Kwangmin Kim - Ch.23 § 23.8 심화 — 연습문제 2 문제 완전 풀이

1 들어가며 — 본 편의 자리

Ch.23 시리즈의 마지막 편 (4 번째):

편	주제
Overview (04-23-0)	Ch.23 큰 그림
§ 23.1~23.3 (04-23-1)	DP·stick-breaking·DPM
§ 23.4~23.7 (04-23-2)	HDP·NDP·density regression·결산
§ 23.8 (본 편)	연습문제 2 문제 완전 풀이

본 편이 점검하는 핵심 두 측면

Ex 1 — Approximation 동치성:

Ch.22 finite mixture (sparse Dirichlet \(a = \alpha/k\)) 와
Ch.23 blocked Gibbs (truncated stick-breaking) 가
충분히 큰 \(k, N\) 에서 거의 같은 사후 결과 를 준다 (Ishwaran-Zarepour 2002).

Ex 2 — Sensitivity 의 두 축:

\(\alpha\): cluster 수의 baseline 결정.
\(P_0\): cluster mean 의 prior 위치 결정. 직관과 다른 효과 (diffuse → 적은 cluster).

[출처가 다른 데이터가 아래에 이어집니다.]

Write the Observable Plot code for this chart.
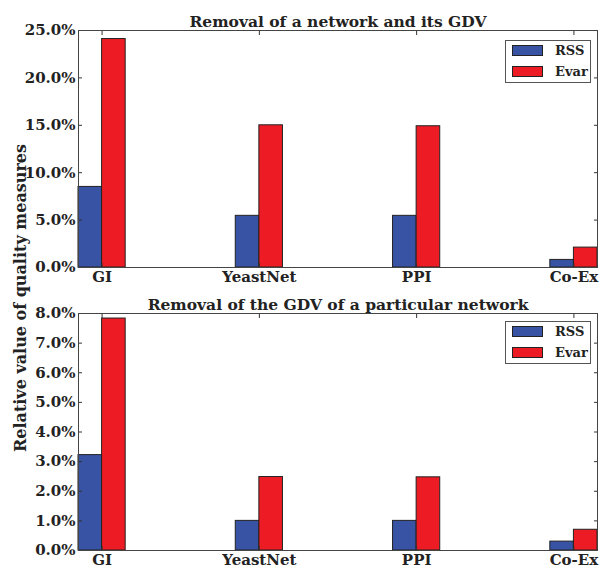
<!DOCTYPE html>
<html><head><meta charset="utf-8">
<script src="https://cdn.jsdelivr.net/npm/d3@7"></script>
<script src="https://cdn.jsdelivr.net/npm/@observablehq/plot@0.6"></script>
<style>
body{margin:0;background:#fff;}
#wrap{position:relative;width:608px;height:570px;font-family:"DejaVu Serif",serif;font-weight:bold;color:#222;}
.panel{position:absolute;left:0;}
.panel svg{overflow:visible;}
.legend{position:absolute;border:1px solid #555;background:#fff;box-sizing:border-box;}
.legend .sw{position:absolute;box-sizing:border-box;border:1px solid #222;}
.legend .lb{position:absolute;font-size:13px;line-height:13px;}
#ylab{position:absolute;left:20px;top:298px;transform:translate(-50%,-50%) rotate(-90deg);white-space:nowrap;font-size:16px;}
</style></head><body><div id="wrap"></div>
<script>
const categories = ["GI", "YeastNet", "PPI", "Co-Ex"];
const series = ["RSS", "Evar"];
const colors = ["#3953a4", "#ed1c24"];
const networkRSS = [8.5, 5.45, 5.45, 0.8];
const networkEvar = [24.1, 15.0, 14.9, 2.1];
const gdvRSS = [3.22, 1.0, 1.0, 0.3];
const gdvEvar = [7.83, 2.48, 2.47, 0.7];
const networkTicks = [0, 5, 10, 15, 20, 25];
const gdvTicks = [0, 1, 2, 3, 4, 5, 6, 7, 8];
const titles = ["Removal of a network and its GDV", "Removal of the GDV of a particular network"];
const yLabel = "Relative value of quality measures";

const wrap = document.getElementById("wrap");
const W = 0.15;

function panel(rss, evar, ticks, title, top, height, mt, mb, legendTop) {
  const rows = [];
  categories.forEach((c, i) => {
    rows.push({c, i, s: series[0], v: rss[i]});
    rows.push({c, i, s: series[1], v: evar[i]});
  });
  const catIdx = categories.map((c, i) => i);
  const p = Plot.plot({
    width: 608, height, marginLeft: 78, marginRight: 11, marginTop: mt, marginBottom: mb,
    style: {fontFamily: "DejaVu Serif, serif", fontWeight: "bold", fontSize: "15px", background: "transparent", color: "#222"},
    x: {domain: [-W, categories.length - 1 + W], axis: null},
    y: {domain: [0, ticks[ticks.length - 1]], axis: null},
    color: {domain: series, range: colors},
    marks: [
      Plot.rectY(rows, {
        x1: d => d.s === series[0] ? d.i - W : d.i,
        x2: d => d.s === series[0] ? d.i : d.i + W,
        y1: 0, y2: "v", fill: "s", stroke: "#222", strokeWidth: 1
      }),
      Plot.axisY(ticks, {anchor: "left", tickSize: 0, tickPadding: 3, tickFormat: d => d.toFixed(1) + "%", fontSize: 15, label: null}),
      Plot.axisY(ticks, {anchor: "left", tickSize: -4, fill: null, stroke: "#333", label: null}),
      Plot.axisY(ticks, {anchor: "right", tickSize: -4, fill: null, stroke: "#333", label: null}),
      Plot.axisX(catIdx, {anchor: "bottom", tickSize: 0, tickPadding: 4, tickFormat: i => categories[i], fontSize: 15, label: null}),
      Plot.axisX(catIdx, {anchor: "bottom", tickSize: -4, fill: null, stroke: "#333", label: null}),
      Plot.axisX(catIdx, {anchor: "top", tickSize: -4, fill: null, stroke: "#333", label: null}),
      Plot.frame({stroke: "#444"}),
      Plot.text([title], {frameAnchor: "top", dy: -4, lineAnchor: "bottom", fontSize: 15.5, fill: "#222"})
    ]
  });
  const div = document.createElement("div");
  div.className = "panel";
  div.style.top = top + "px";
  div.appendChild(p);
  wrap.appendChild(div);

  const lg = document.createElement("div");
  lg.className = "legend";
  lg.style.left = "505px"; lg.style.top = legendTop + "px";
  lg.style.width = "86px"; lg.style.height = "43px";
  series.forEach((s, k) => {
    const sw = document.createElement("div");
    sw.className = "sw";
    sw.style.left = "6px"; sw.style.top = (4 + k * 21) + "px";
    sw.style.width = "31px"; sw.style.height = "11px";
    sw.style.background = colors[k];
    lg.appendChild(sw);
    const lb = document.createElement("div");
    lb.className = "lb";
    lb.style.left = "49px"; lb.style.top = (3 + k * 21) + "px";
    lb.textContent = s;
    lg.appendChild(lb);
  });
  wrap.appendChild(lg);
}

panel(networkRSS, networkEvar, networkTicks, titles[0], 0, 285, 30, 18, 40);
panel(gdvRSS, gdvEvar, gdvTicks, titles[1], 285, 285, 28, 20, 321);

const yl = document.createElement("div");
yl.id = "ylab";
yl.textContent = yLabel;
wrap.appendChild(yl);
</script></body></html>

이 두 측면이 mixture 모델의 robustness 점검의 핵심.

2 Exercise 1 — DPM of Gaussians 사후 추론

2.1 (a) 데이터 시뮬레이션

\[ p(y_i) = 0.1 \cdot N(y \mid -1, 0.2) + 0.5 \cdot N(y \mid 0, 1) + 0.4 \cdot N(y \mid 1, 0.4), \quad i = 1, \ldots, 100 \]

분포 특성 분석

3 개 component:

\(w_1 = 0.1\): \(\mu_1 = -1, \sigma_1^2 = 0.2\) — 작은 weight, 좁은 peak.
\(w_2 = 0.5\): \(\mu_2 = 0, \sigma_2^2 = 1\) — dominant component.
\(w_3 = 0.4\): \(\mu_3 = 1, \sigma_3^2 = 0.4\) — 두 번째 peak.

전체 분포:

다봉 (multimodal) — peaks at \(\approx -1, 0, 1\).
비대칭 — 오른쪽 (0, 1) 의 mass 가 큼.
Component 간 분산이 다름 (heteroscedastic).

→ KDE 로는 bandwidth 선택에 따라 over- 또는 under-smoothing.

import numpy as np
from scipy import stats

rng = np.random.default_rng(42)

n = 100
weights_true = np.array([0.1, 0.5, 0.4])
mus_true = np.array([-1.0, 0.0, 1.0])
sigmas_true = np.sqrt([0.2, 1.0, 0.4])

z_true = rng.choice(3, size=n, p=weights_true)
y = rng.normal(mus_true[z_true], sigmas_true[z_true])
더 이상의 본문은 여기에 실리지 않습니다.